Gegen den Widerstand der polnisch-litauischen Adligen errichtete Bohdan Chmelnyzkyj 1648 durch einen Vertrag mit dem polnischen König Jan Kazimierz einen eigenständigen ukrainischen Kosakenstaat (Hetmanat) mit Regierungssitz in Tschyhyryn, der aber 1651 durch Bündnisse mit Russland und dem Osmanischen Reich wieder in Abhängigkeiten geriet. Daraufhin wurde die Ukraine zwischen Polen, welches die Rechtsufrige Ukraine erhielt, und Russland, das die linksdneprischen Gebiete bekam, geteilt. Im russischen Teil der Ukraine begann der Aufstieg der Russischen Sprache in der Ukraine, während im polnischen Teil die schon lange anhaltende Polonisierung weitergeführt wurde. Die dreißig Jahre zwischen dem Tod Chmelnyzkyis 1657 und der Wahl Iwan Masepas zum Hetman der Saporoger Kosaken 1687 werden als Ruin (ukr. Руїна) bezeichnet; sie waren geprägt von häufigen Auseinandersetzungen, Bürgerkriegen und Interventionen fremder Mächte.

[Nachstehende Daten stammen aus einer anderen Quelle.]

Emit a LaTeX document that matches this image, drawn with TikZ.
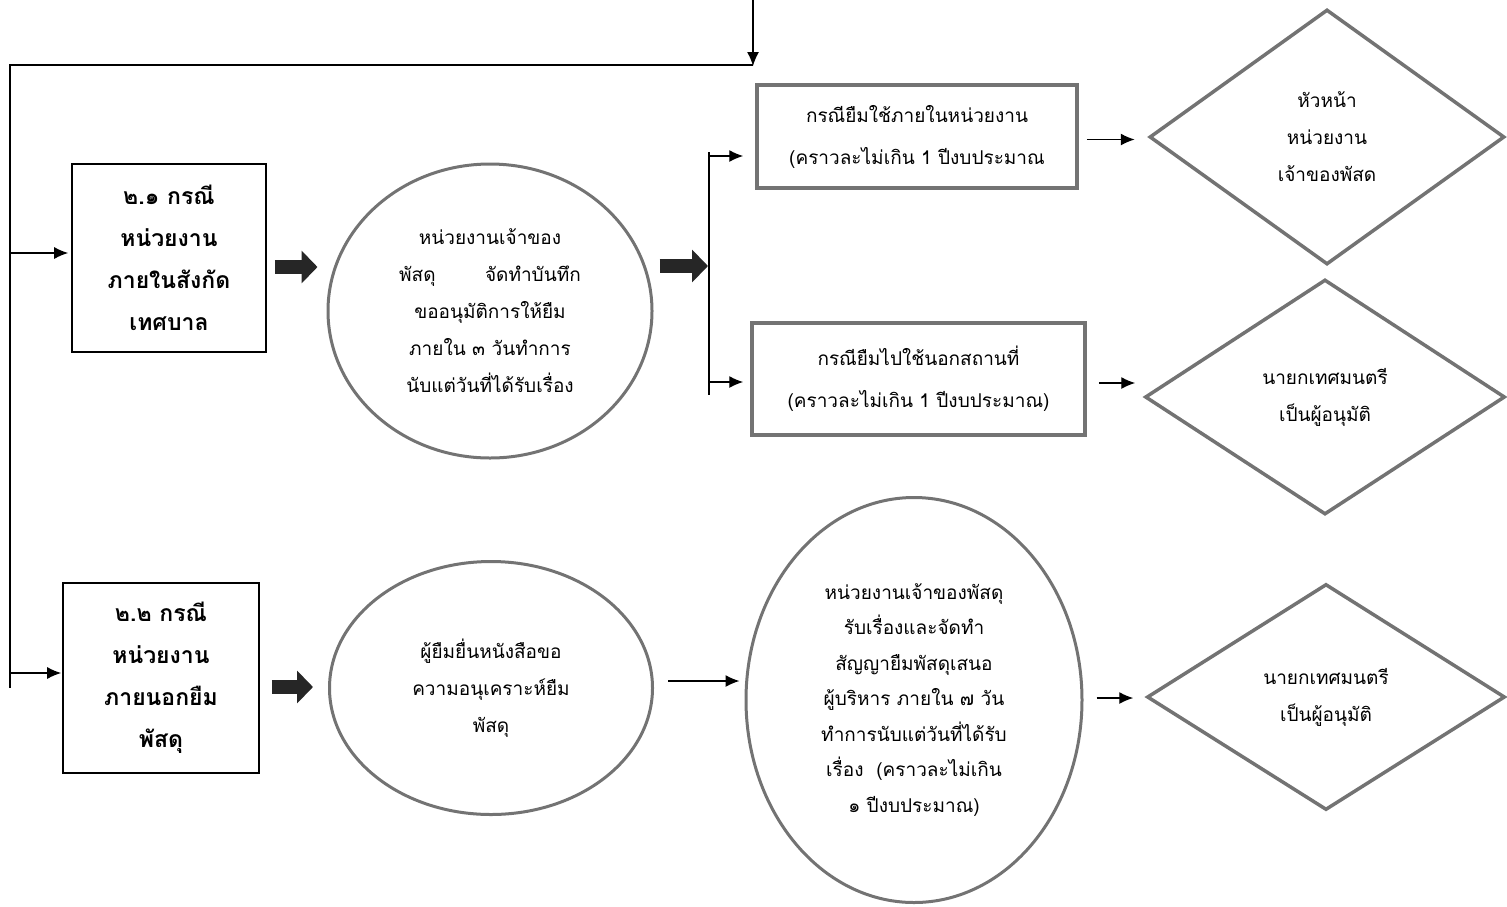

Während aus dem Vertrag von Hadjatsch abgeleitet werden kann, dass die Kosaken ihren Staat als Nachfolger der Rus' sahen und die ruthenische (altukrainische) Sprache sprachen, wurde der Begriff „Ruthenen“ hauptsächlich auf den Teil der Bevölkerung angewendet, der unter der Kontrolle des polnischen Staates stand.